• [DATA EXTRACT]:
■ ■ ■ ■ ■ ■ ■

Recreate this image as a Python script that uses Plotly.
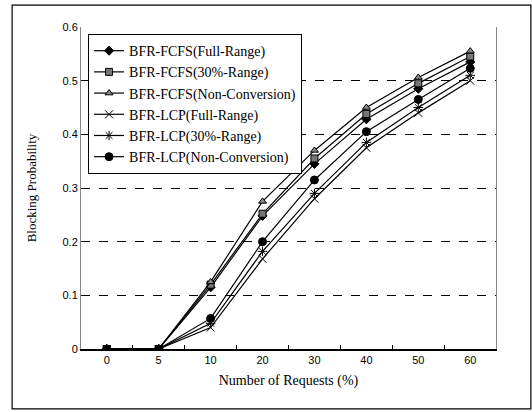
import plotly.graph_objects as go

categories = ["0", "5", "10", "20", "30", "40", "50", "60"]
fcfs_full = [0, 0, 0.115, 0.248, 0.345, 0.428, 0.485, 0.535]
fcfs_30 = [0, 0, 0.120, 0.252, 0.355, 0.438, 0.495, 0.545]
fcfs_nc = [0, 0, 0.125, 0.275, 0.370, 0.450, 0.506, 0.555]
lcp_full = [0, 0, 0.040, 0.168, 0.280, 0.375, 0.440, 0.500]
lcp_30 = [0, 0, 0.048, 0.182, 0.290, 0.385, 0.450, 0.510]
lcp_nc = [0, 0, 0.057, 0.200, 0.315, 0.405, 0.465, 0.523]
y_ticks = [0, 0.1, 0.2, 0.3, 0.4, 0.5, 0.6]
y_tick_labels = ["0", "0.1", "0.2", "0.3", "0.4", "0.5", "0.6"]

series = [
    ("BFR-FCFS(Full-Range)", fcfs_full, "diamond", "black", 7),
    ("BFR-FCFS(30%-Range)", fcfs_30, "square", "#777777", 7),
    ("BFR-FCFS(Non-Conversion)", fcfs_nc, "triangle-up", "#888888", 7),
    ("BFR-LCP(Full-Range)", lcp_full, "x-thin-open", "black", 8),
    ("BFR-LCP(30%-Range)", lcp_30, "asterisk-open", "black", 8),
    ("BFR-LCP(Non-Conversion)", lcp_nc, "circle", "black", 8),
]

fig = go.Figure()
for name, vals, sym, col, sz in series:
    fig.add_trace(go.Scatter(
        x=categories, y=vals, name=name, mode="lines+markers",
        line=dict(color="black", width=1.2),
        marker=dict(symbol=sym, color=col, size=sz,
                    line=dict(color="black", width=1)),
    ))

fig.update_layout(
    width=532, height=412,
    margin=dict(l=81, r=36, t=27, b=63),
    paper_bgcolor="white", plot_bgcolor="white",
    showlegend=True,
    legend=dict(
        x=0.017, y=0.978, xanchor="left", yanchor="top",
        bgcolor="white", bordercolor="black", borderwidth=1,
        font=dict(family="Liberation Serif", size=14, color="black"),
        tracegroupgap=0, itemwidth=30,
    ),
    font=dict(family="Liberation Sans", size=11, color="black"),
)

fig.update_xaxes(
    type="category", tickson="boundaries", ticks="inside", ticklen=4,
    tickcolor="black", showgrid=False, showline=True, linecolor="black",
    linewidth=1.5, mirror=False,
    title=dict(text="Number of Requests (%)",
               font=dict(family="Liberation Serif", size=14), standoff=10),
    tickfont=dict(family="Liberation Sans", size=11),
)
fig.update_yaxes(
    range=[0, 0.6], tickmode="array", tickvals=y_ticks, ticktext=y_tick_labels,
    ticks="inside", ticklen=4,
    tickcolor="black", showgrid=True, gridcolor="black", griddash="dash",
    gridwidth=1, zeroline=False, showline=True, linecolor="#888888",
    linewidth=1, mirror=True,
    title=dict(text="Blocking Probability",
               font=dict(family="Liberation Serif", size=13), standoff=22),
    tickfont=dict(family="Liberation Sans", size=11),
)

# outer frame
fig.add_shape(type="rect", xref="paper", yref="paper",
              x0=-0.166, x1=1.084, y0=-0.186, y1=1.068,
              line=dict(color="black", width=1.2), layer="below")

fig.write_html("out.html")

■ ■ ■ ■ ■ ■ ■

• [REQUIRED WORK]: Write out the full set of lines verbatim, without the pictures.

• [TASK RESPONSE]:
Recreate this image as a Python script that uses Plotly.
import plotly.graph_objects as go

categories = ["0", "5", "10", "20", "30", "40", "50", "60"]
fcfs_full = [0, 0, 0.115, 0.248, 0.345, 0.428, 0.485, 0.535]
fcfs_30 = [0, 0, 0.120, 0.252, 0.355, 0.438, 0.495, 0.545]
fcfs_nc = [0, 0, 0.125, 0.275, 0.370, 0.450, 0.506, 0.555]
lcp_full = [0, 0, 0.040, 0.168, 0.280, 0.375, 0.440, 0.500]
lcp_30 = [0, 0, 0.048, 0.182, 0.290, 0.385, 0.450, 0.510]
lcp_nc = [0, 0, 0.057, 0.200, 0.315, 0.405, 0.465, 0.523]
y_ticks = [0, 0.1, 0.2, 0.3, 0.4, 0.5, 0.6]
y_tick_labels = ["0", "0.1", "0.2", "0.3", "0.4", "0.5", "0.6"]

series = [
    ("BFR-FCFS(Full-Range)", fcfs_full, "diamond", "black", 7),
    ("BFR-FCFS(30%-Range)", fcfs_30, "square", "#777777", 7),
    ("BFR-FCFS(Non-Conversion)", fcfs_nc, "triangle-up", "#888888", 7),
    ("BFR-LCP(Full-Range)", lcp_full, "x-thin-open", "black", 8),
    ("BFR-LCP(30%-Range)", lcp_30, "asterisk-open", "black", 8),
    ("BFR-LCP(Non-Conversion)", lcp_nc, "circle", "black", 8),
]

fig = go.Figure()
for name, vals, sym, col, sz in series:
    fig.add_trace(go.Scatter(
        x=categories, y=vals, name=name, mode="lines+markers",
        line=dict(color="black", width=1.2),
        marker=dict(symbol=sym, color=col, size=sz,
                    line=dict(color="black", width=1)),
    ))

fig.update_layout(
    width=532, height=412,
    margin=dict(l=81, r=36, t=27, b=63),
    paper_bgcolor="white", plot_bgcolor="white",
    showlegend=True,
    legend=dict(
        x=0.017, y=0.978, xanchor="left", yanchor="top",
        bgcolor="white", bordercolor="black", borderwidth=1,
        font=dict(family="Liberation Serif", size=14, color="black"),
        tracegroupgap=0, itemwidth=30,
    ),
    font=dict(family="Liberation Sans", size=11, color="black"),
)

fig.update_xaxes(
    type="category", tickson="boundaries", ticks="inside", ticklen=4,
    tickcolor="black", showgrid=False, showline=True, linecolor="black",
    linewidth=1.5, mirror=False,
    title=dict(text="Number of Requests (%)",
               font=dict(family="Liberation Serif", size=14), standoff=10),
    tickfont=dict(family="Liberation Sans", size=11),
)
fig.update_yaxes(
    range=[0, 0.6], tickmode="array", tickvals=y_ticks, ticktext=y_tick_labels,
    ticks="inside", ticklen=4,
    tickcolor="black", showgrid=True, gridcolor="black", griddash="dash",
    gridwidth=1, zeroline=False, showline=True, linecolor="#888888",
    linewidth=1, mirror=True,
    title=dict(text="Blocking Probability",
               font=dict(family="Liberation Serif", size=13), standoff=22),
    tickfont=dict(family="Liberation Sans", size=11),
)

# outer frame
fig.add_shape(type="rect", xref="paper", yref="paper",
              x0=-0.166, x1=1.084, y0=-0.186, y1=1.068,
              line=dict(color="black", width=1.2), layer="below")

fig.write_html("out.html")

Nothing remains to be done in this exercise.